While some corporate choices lead us down a garden path to delightful gains, some journeys can delay growth as an organization. Worse still, some decisions can sink the entire ship by sapping energy and resources from an enterprise’s core competency.

Too Big to Succeed?
In initial drafts of this post, I struggled with the conflict of how much I love using Google Search, Google Maps, and a variety of other Google products with the difficulty I was experiencing with Google Apps, a platform of services including Google Docs services like word processing, spreadsheets, and Google’s GMail for business email service. I found the extremely low per-user fee charged to businesses using Google Apps and free availability of some services to be at odds with professional use when support is required; for a period of time last year, the spreadsheet service was completely unavailable for edits or uploads. However, I was wrong. My thesis was planned to be “Spread Too Thin,” based on the idea that by taking on so many tasks, and by becoming a Jack of All Trades, Google might become the anecdotal Master of None.

I Stand Corrected
While complaining about services which in some cases are completely developed to compete with existing models (maps.google.com is now in many ways better than the MapQuest.com who dominated the market years ago, or launching Google+ to integrate social networking directly into the Google suite and in effect take on Facebook and Twitter), I underestimated the work that appears to go into this kind of Google growth. The leverage of large monopolies is always fraught with peril, because if a firm becomes too large and exerts its own girth in order to control the market, it runs the risk of competing unfairly.
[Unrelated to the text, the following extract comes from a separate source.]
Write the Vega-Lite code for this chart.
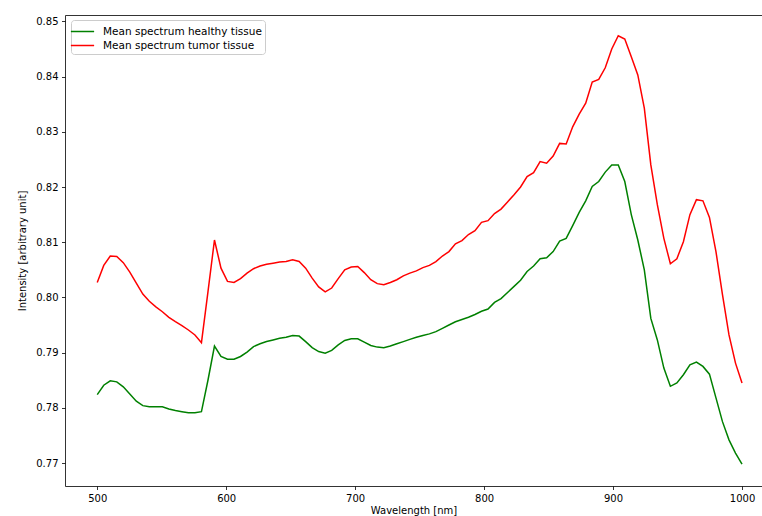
{
  "$schema": "https://vega.github.io/schema/vega-lite/v6.json",
  "autosize": {"type": "none"},
  "padding": {"left": 65, "top": 15, "right": 0, "bottom": 30},
  "width": 697,
  "height": 471,
  "background": "white",
  "config": {
    "view": {"stroke": null},
    "font": "DejaVu Sans",
    "axis": {
      "labelFont": "DejaVu Sans", "labelFontSize": 10, "labelColor": "black",
      "titleFont": "DejaVu Sans", "titleFontSize": 10, "titleFontWeight": "normal", "titleColor": "black",
      "domainColor": "black", "domainWidth": 0.8, "tickColor": "black", "tickWidth": 0.8, "tickSize": 3.5,
      "labelPadding": 3.5, "grid": false
    }
  },
  "data": {"values": [
    {"wl": 500, "healthy": 0.7824, "tumor": 0.8027},
    {"wl": 505.05, "healthy": 0.7841, "tumor": 0.8058},
    {"wl": 510.1, "healthy": 0.7849, "tumor": 0.8075},
    {"wl": 515.15, "healthy": 0.7847, "tumor": 0.8074},
    {"wl": 520.2, "healthy": 0.7838, "tumor": 0.8063},
    {"wl": 525.25, "healthy": 0.7825, "tumor": 0.8046},
    {"wl": 530.3, "healthy": 0.7812, "tumor": 0.8026},
    {"wl": 535.35, "healthy": 0.7804, "tumor": 0.8006},
    {"wl": 540.4, "healthy": 0.7802, "tumor": 0.7993},
    {"wl": 545.45, "healthy": 0.7802, "tumor": 0.7983},
    {"wl": 550.51, "healthy": 0.7802, "tumor": 0.7974},
    {"wl": 555.56, "healthy": 0.7798, "tumor": 0.7964},
    {"wl": 560.61, "healthy": 0.7795, "tumor": 0.7956},
    {"wl": 565.66, "healthy": 0.7793, "tumor": 0.7949},
    {"wl": 570.71, "healthy": 0.7791, "tumor": 0.7941},
    {"wl": 575.76, "healthy": 0.7791, "tumor": 0.7932},
    {"wl": 580.81, "healthy": 0.7793, "tumor": 0.7918},
    {"wl": 585.86, "healthy": 0.7850, "tumor": 0.8010},
    {"wl": 590.91, "healthy": 0.7912, "tumor": 0.8104},
    {"wl": 595.96, "healthy": 0.7893, "tumor": 0.8053},
    {"wl": 601.01, "healthy": 0.7888, "tumor": 0.8029},
    {"wl": 606.06, "healthy": 0.7888, "tumor": 0.8027},
    {"wl": 611.11, "healthy": 0.7893, "tumor": 0.8034},
    {"wl": 616.16, "healthy": 0.7901, "tumor": 0.8044},
    {"wl": 621.21, "healthy": 0.7911, "tumor": 0.8052},
    {"wl": 626.26, "healthy": 0.7916, "tumor": 0.8057},
    {"wl": 631.31, "healthy": 0.7920, "tumor": 0.8060},
    {"wl": 636.36, "healthy": 0.7923, "tumor": 0.8062},
    {"wl": 641.41, "healthy": 0.7926, "tumor": 0.8064},
    {"wl": 646.46, "healthy": 0.7928, "tumor": 0.8065},
    {"wl": 651.52, "healthy": 0.7931, "tumor": 0.8068},
    {"wl": 656.57, "healthy": 0.7930, "tumor": 0.8065},
    {"wl": 661.62, "healthy": 0.7920, "tumor": 0.8053},
    {"wl": 666.67, "healthy": 0.7909, "tumor": 0.8035},
    {"wl": 671.72, "healthy": 0.7902, "tumor": 0.8019},
    {"wl": 676.77, "healthy": 0.7899, "tumor": 0.8010},
    {"wl": 681.82, "healthy": 0.7904, "tumor": 0.8017},
    {"wl": 686.87, "healthy": 0.7914, "tumor": 0.8034},
    {"wl": 691.92, "healthy": 0.7922, "tumor": 0.8050},
    {"wl": 696.97, "healthy": 0.7925, "tumor": 0.8055},
    {"wl": 702.02, "healthy": 0.7925, "tumor": 0.8056},
    {"wl": 707.07, "healthy": 0.7919, "tumor": 0.8045},
    {"wl": 712.12, "healthy": 0.7913, "tumor": 0.8032},
    {"wl": 717.17, "healthy": 0.7910, "tumor": 0.8025},
    {"wl": 722.22, "healthy": 0.7909, "tumor": 0.8023},
    {"wl": 727.27, "healthy": 0.7912, "tumor": 0.8027},
    {"wl": 732.32, "healthy": 0.7916, "tumor": 0.8032},
    {"wl": 737.37, "healthy": 0.7920, "tumor": 0.8039},
    {"wl": 742.42, "healthy": 0.7924, "tumor": 0.8044},
    {"wl": 747.47, "healthy": 0.7928, "tumor": 0.8048},
    {"wl": 752.53, "healthy": 0.7931, "tumor": 0.8054},
    {"wl": 757.58, "healthy": 0.7934, "tumor": 0.8058},
    {"wl": 762.63, "healthy": 0.7938, "tumor": 0.8065},
    {"wl": 767.68, "healthy": 0.7944, "tumor": 0.8075},
    {"wl": 772.73, "healthy": 0.7950, "tumor": 0.8083},
    {"wl": 777.78, "healthy": 0.7956, "tumor": 0.8097},
    {"wl": 782.83, "healthy": 0.7960, "tumor": 0.8103},
    {"wl": 787.88, "healthy": 0.7964, "tumor": 0.8114},
    {"wl": 792.93, "healthy": 0.7969, "tumor": 0.8121},
    {"wl": 797.98, "healthy": 0.7975, "tumor": 0.8136},
    {"wl": 803.03, "healthy": 0.7979, "tumor": 0.8139},
    {"wl": 808.08, "healthy": 0.7991, "tumor": 0.8152},
    {"wl": 813.13, "healthy": 0.7998, "tumor": 0.8160},
    {"wl": 818.18, "healthy": 0.8009, "tumor": 0.8173},
    {"wl": 823.23, "healthy": 0.8020, "tumor": 0.8186},
    {"wl": 828.28, "healthy": 0.8031, "tumor": 0.8200},
    {"wl": 833.33, "healthy": 0.8047, "tumor": 0.8219},
    {"wl": 838.38, "healthy": 0.8057, "tumor": 0.8226},
    {"wl": 843.43, "healthy": 0.8070, "tumor": 0.8246},
    {"wl": 848.48, "healthy": 0.8072, "tumor": 0.8243},
    {"wl": 853.54, "healthy": 0.8083, "tumor": 0.8256},
    {"wl": 858.59, "healthy": 0.8102, "tumor": 0.8279},
    {"wl": 863.64, "healthy": 0.8107, "tumor": 0.8278},
    {"wl": 868.69, "healthy": 0.8130, "tumor": 0.8309},
    {"wl": 873.74, "healthy": 0.8154, "tumor": 0.8332},
    {"wl": 878.79, "healthy": 0.8175, "tumor": 0.8352},
    {"wl": 883.84, "healthy": 0.8201, "tumor": 0.8390},
    {"wl": 888.89, "healthy": 0.8210, "tumor": 0.8395},
    {"wl": 893.94, "healthy": 0.8227, "tumor": 0.8416},
    {"wl": 898.99, "healthy": 0.8240, "tumor": 0.8450},
    {"wl": 904.04, "healthy": 0.8240, "tumor": 0.8474},
    {"wl": 909.09, "healthy": 0.8210, "tumor": 0.8468},
    {"wl": 914.14, "healthy": 0.8150, "tumor": 0.8436},
    {"wl": 919.19, "healthy": 0.8104, "tumor": 0.8403},
    {"wl": 924.24, "healthy": 0.8050, "tumor": 0.8343},
    {"wl": 929.29, "healthy": 0.7962, "tumor": 0.8240},
    {"wl": 934.34, "healthy": 0.7923, "tumor": 0.8168},
    {"wl": 939.39, "healthy": 0.7872, "tumor": 0.8107},
    {"wl": 944.44, "healthy": 0.7839, "tumor": 0.8061},
    {"wl": 949.49, "healthy": 0.7845, "tumor": 0.8070},
    {"wl": 954.55, "healthy": 0.7860, "tumor": 0.8101},
    {"wl": 959.6, "healthy": 0.7878, "tumor": 0.8150},
    {"wl": 964.65, "healthy": 0.7883, "tumor": 0.8177},
    {"wl": 969.7, "healthy": 0.7875, "tumor": 0.8175},
    {"wl": 974.75, "healthy": 0.7861, "tumor": 0.8145},
    {"wl": 979.8, "healthy": 0.7818, "tumor": 0.8083},
    {"wl": 984.85, "healthy": 0.7775, "tumor": 0.8005},
    {"wl": 989.9, "healthy": 0.7742, "tumor": 0.7932},
    {"wl": 994.95, "healthy": 0.7718, "tumor": 0.7881},
    {"wl": 1000, "healthy": 0.7698, "tumor": 0.7845}
  ]},
  "resolve": {"axis": {"x": "independent"}},
  "layer": [
    {
      "transform": [{"fold": ["healthy", "tumor"], "as": ["series", "value"]}],
      "mark": {"type": "line", "strokeWidth": 1.5, "clip": true},
      "encoding": {
        "x": {"field": "wl", "type": "quantitative",
              "scale": {"domain": [475, 1015.5], "nice": false, "zero": false},
              "axis": {"title": "Wavelength [nm]", "values": [500, 600, 700, 800, 900, 1000], "format": "d", "titlePadding": 2}},
        "y": {"field": "value", "type": "quantitative",
              "scale": {"domain": [0.76584, 0.85116], "nice": false, "zero": false},
              "axis": {"title": "Intensity [arbitrary unit]", "values": [0.77, 0.78, 0.79, 0.80, 0.81, 0.82, 0.83, 0.84, 0.85], "format": ".2f", "titlePadding": 8}},
        "color": {"field": "series", "type": "nominal",
                  "scale": {"domain": ["healthy", "tumor"], "range": ["#008000", "#ff0000"]},
                  "legend": {
                    "title": null, "orient": "none", "legendX": 6, "legendY": 5,
                    "labelExpr": "datum.label == 'healthy' ? 'Mean spectrum healthy tissue' : 'Mean spectrum tumor tissue'",
                    "labelFont": "DejaVu Sans", "labelFontSize": 10.5, "labelColor": "black",
                    "symbolType": "M-1.55,0H1.55", "symbolStrokeWidth": 1.5, "symbolSize": 225,
                    "fillColor": "white", "strokeColor": "#cccccc", "cornerRadius": 3, "padding": 3,
                    "rowPadding": 0, "labelOffset": 12
                  }}
      }
    },
    {
      "mark": {"type": "line", "opacity": 0},
      "encoding": {
        "x": {"field": "wl", "type": "quantitative",
              "axis": {"orient": "top", "labels": false, "ticks": false, "title": null}},
        "y": {"field": "healthy", "type": "quantitative"}
      }
    }
  ]
}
But looking at this in-depth, Google appears to target large opportunities, in fact bringing its considerable cannons to bear only on sizable markets, even when they appear unrelated to existing lines of Google business. When a small company is achieving remarkable growth, as in the case of Groupon.com, Google makes all efforts to acquire the firm and acquire the intellectual property, only competing when required.

Redux
I now consider the progress made on new and exciting (sometimes seemingly unrelated) fronts for Google to be not only what is currently called “creative destruction” or constructing “disruptive technology” but better still, the achievement of Google’s mission: to organize the world’s information and make it universally accessible and useful. It’s a win because they succeed far more often than they fail.